ARIZONA DUI LAWS PROHIBIT IMPAIRED DRIVING, NOT JUST "DRUNK DRIVING."

It is commonly believed that “drunk driving” is the reason for a DUI charge. However, DUI stands for “driving under the influence” of alcohol or drugs. Under Arizona law, you do not have to be “drunk” to be convicted of DUI. Rather, the law requires only that your driving be impaired by alcohol; Arizona law provides that you cannot drive if your ability to do so is impaired to any degree.

When you are arrested for DUI, you generally receive two types of charges. The first alleges that you were driving while impaired by alcohol or drugs to at least “the slightest degree.” Thus, to violate the statute, you do not have to be falling-down drunk. Rather, a slight impairment of your ability to drive, due to alcohol, violates the law.

The second type of charge you receive when arrested for DUI relates to your blood-alcohol concentration (BAC). For a basic DUI allegation, you’re charged with having a BAC greater than .08 percent within two hours of driving. If your BAC is greater than .150, you may receive an additional charge of Extreme DUI (or if above .200 a "super-extreme DUI.")  These are sometimes referred to as “per se” charges, meaning that if the State can prove your BAC is above a certain limit, that alone proves a violation of the DUI statute.

Many “per se” violations are defended on the grounds that the means used to determine one’s BAC have a large range of accuracy. That is, even if the device used to test your breath or blood was working perfectly, your BAC may actually be lower than indicated. The State concedes that this range of accuracy exists. However, the real debate is over the extent of this range.

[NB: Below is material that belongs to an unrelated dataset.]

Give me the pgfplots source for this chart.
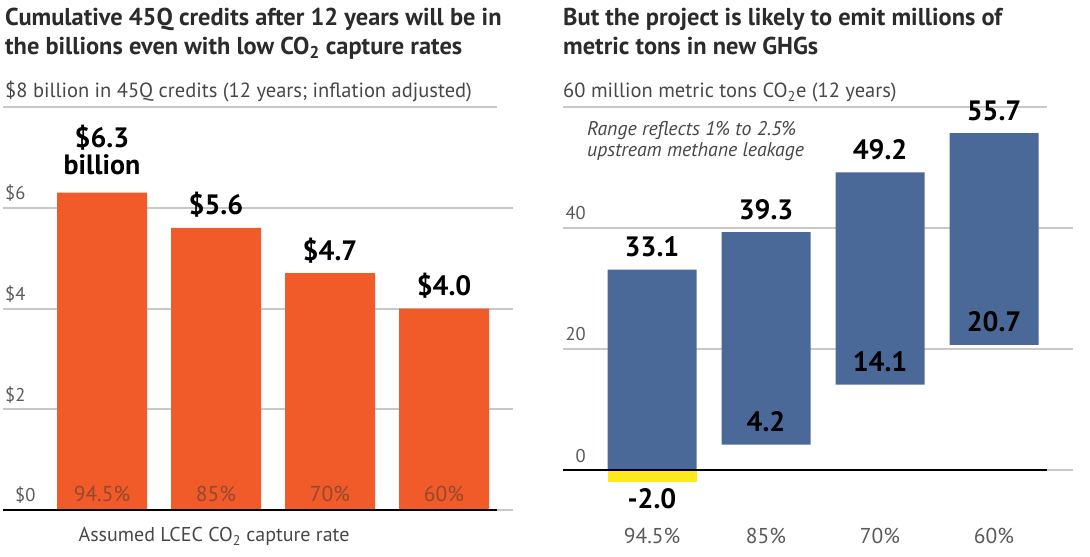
\documentclass[border=0pt]{standalone}
\usepackage{pgfplots}
\pgfplotsset{compat=1.18}
\usepackage{pgfplotstable}
\usepackage{fontspec}
\setmainfont{PT Sans}

\definecolor{orng}{HTML}{F15A29}
\definecolor{blu}{HTML}{4A6898}
\definecolor{yel}{HTML}{FFE81C}
\definecolor{grd}{HTML}{C8C8C8}
\definecolor{ttl}{HTML}{2B2B2B}
\definecolor{sub}{HTML}{474747}
\definecolor{tck}{HTML}{5A5A5A}
\definecolor{inbar}{HTML}{94492E}

\newcommand{\ttlfont}{\fontsize{24.4}{28}\selectfont\bfseries\color{ttl}}
\newcommand{\subfont}{\fontsize{20.5}{24}\selectfont\color{sub}}
\newcommand{\tckfont}{\fontsize{18.5}{20}\selectfont}
\newcommand{\catfont}{\fontsize{21.5}{24}\selectfont}
\newcommand{\valfont}{\fontsize{28}{27}\selectfont\bfseries}

\pgfplotstableread{
x val label cat
0 6.3 {\$6.3\\billion\rule[-10pt]{0pt}{10pt}} {94.5\%}
1 5.6 {\$5.6\rule[-5pt]{0pt}{5pt}} {85\%}
2 4.7 {\$4.7\rule[-5pt]{0pt}{5pt}} {70\%}
3 4.0 {\$4.0\rule[-5pt]{0pt}{5pt}} {60\%}
}\leftdata

\pgfplotstableread{
x low high toplab lowlab
0 0 33.1 33.1 {}
1 4.2 39.3 39.3 4.2
2 14.1 49.2 49.2 14.1
3 20.7 55.7 55.7 20.7
}\rightdata

\pgfplotstableread{
x val lab
0 -2.0 -2.0
}\negdata

\begin{document}
\begin{tikzpicture}[x=1pt,y=1pt]
\useasboundingbox (0,0) rectangle (1090,557);

% titles
\node[anchor=base west, inner sep=0] at (5,531) {\ttlfont Cumulative 45Q credits after 12 years will be in};
\node[anchor=base west, inner sep=0] at (5,502) {\ttlfont the billions even with low CO\textsubscript{2} capture rates};
\node[anchor=base west, inner sep=0] at (5,459) {\subfont \$8 billion in 45Q credits (12 years; inflation adjusted)};
\node[anchor=base, inner sep=0] at (214,15) {\fontsize{20}{24}\selectfont\color{sub} Assumed LCEC CO\textsubscript{2} capture rate};

\node[anchor=base west, inner sep=0] at (563,531) {\ttlfont But the project is likely to emit millions of};
\node[anchor=base west, inner sep=0] at (563,502) {\ttlfont metric tons in new GHGs};
\node[anchor=base west, inner sep=0] at (563,459) {\subfont 60 million metric tons CO\textsubscript{2}e (12 years)};
\node[anchor=base west, inner sep=0] at (587,421) {\fontsize{19.8}{22}\selectfont\itshape\color{sub} Range reflects 1\% to 2.5\%};
\node[anchor=base west, inner sep=0] at (587,400) {\fontsize{19.8}{22}\selectfont\itshape\color{sub} upstream methane leakage};

% left panel
\begin{axis}[
  at={(3pt,47pt)}, anchor=south west,
  scale only axis, width=510pt, height=403pt,
  xmin=-0.868421, xmax=3.605263, ymin=0, ymax=8,
  clip=false,
  axis lines*=left, axis line style={draw=none}, tick style={draw=none},
  ybar, bar width=90pt, bar shift=0pt,
  ytick={0,2,4,6}, yticklabels={\hspace{10pt}\$0,\$2,\$4,\$6},
  yticklabel style={anchor=base west, inner sep=0pt, xshift=2pt, yshift=8pt, font=\tckfont, text=tck},
  ymajorgrids, grid style={grd, line width=2pt},
  xtick=\empty,
]
\addplot[fill=orng, draw=none, point meta=explicit symbolic, nodes near coords,
  nodes near coords style={anchor=south, inner sep=0pt, yshift=8pt, align=center, font=\valfont, text=black}]
  table[x=x, y=val, meta=label] {\leftdata};
\addplot[fill=none, draw=none, point meta=explicit symbolic, nodes near coords,
  nodes near coords style={anchor=base, inner sep=0pt, yshift=8pt, font=\catfont, text=inbar}]
  table[x=x, y expr=0, meta=cat] {\leftdata};
\draw[grd, line width=2.5pt] (axis cs:-0.868421,8) -- (axis cs:3.464912,8);
\draw[black, line width=2.5pt] (axis cs:-0.868421,0) -- (axis cs:3.464912,0);
\end{axis}

% right panel: floating bars
\begin{axis}[
  at={(563pt,87pt)}, anchor=south west,
  scale only axis, width=510pt, height=363pt,
  xmin=-0.780702, xmax=3.692982, ymin=0, ymax=60,
  clip=false,
  axis lines*=left, axis line style={draw=none}, tick style={draw=none},
  ybar stacked, bar width=89pt,
  ytick={0,20,40}, yticklabels={0,20,40},
  yticklabel style={anchor=base east, inner sep=0pt, xshift=23pt, yshift=8pt, font=\tckfont, text=tck},
  ymajorgrids, grid style={grd, line width=2pt},
  xtick={0,1,2,3}, xticklabels={94.5\%,85\%,70\%,60\%},
  xticklabel style={anchor=base, inner sep=0pt, yshift=-73pt, font=\catfont, text=tck},
]
\addplot[draw=none, fill=none] table[x=x, y=low] {\rightdata};
\addplot[fill=blu, draw=none] table[x=x, y expr=\thisrow{high}-\thisrow{low}] {\rightdata};
\draw[grd, line width=2.5pt] (axis cs:-0.780702,60) -- (axis cs:3.464912,60);
\end{axis}

% right panel: negative segment, labels, baseline
\begin{axis}[
  at={(563pt,87pt)}, anchor=south west,
  scale only axis, width=510pt, height=363pt,
  xmin=-0.780702, xmax=3.692982, ymin=0, ymax=60,
  clip=false, hide axis,
  ybar, bar width=89pt, bar shift=0pt,
]
\addplot[fill=yel, draw=none, point meta=explicit symbolic, nodes near coords,
  nodes near coords style={anchor=base, inner sep=0pt, yshift=-26pt, font=\valfont, text=black}]
  table[x=x, y=val, meta=lab] {\negdata};
\addplot[fill=none, draw=none, point meta=explicit symbolic, nodes near coords,
  nodes near coords style={anchor=base, inner sep=0pt, yshift=13pt, font=\valfont, text=black}]
  table[x=x, y=high, meta=toplab] {\rightdata};
\addplot[fill=none, draw=none, point meta=explicit symbolic, nodes near coords,
  nodes near coords style={anchor=base, inner sep=0pt, yshift=13pt, font=\valfont, text=black}]
  table[x=x, y=low, meta=lowlab] {\rightdata};
\draw[black, line width=2.5pt] (axis cs:-0.780702,0) -- (axis cs:3.464912,0);
\end{axis}
\end{tikzpicture}
\end{document}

Let’s assume that an argument exists that expands this range of accuracy, or that some other flaw occurred in the testing process, that puts your BAC results below the per se limit of .08 percent. Does that mean the State cannot proceed with the DUI case? The State may still be able to prosecute the case, but it will be forced to rely on the charge that you were impaired to the slightest degree.

In practical terms, it would be very difficult for the State to proceed with the case if it cannot prove that your BAC was greater than .08. Moreover, there are certain legal presumptions regarding a person’s BAC that could further complicate the State’s case. However, the above situation illustrates a crucial point: You do not have to be drunk to be charged with DUI.

While I cannot remember a DUI client who was convicted with a BAC of less than .08, drivers should know that they do not have to be “drunk” to be charged with DUI. In addition, if you do get charged with DUI and end up beating the charge, the entire process will be costly and fraught with risk.

Thus, before you drink and drive, do not ask yourself “Am I too drunk to drive?” Rather, the question should be “Will the alcohol at all impair my driving?” Asking – and honestly answering – this question may keep you out of my office.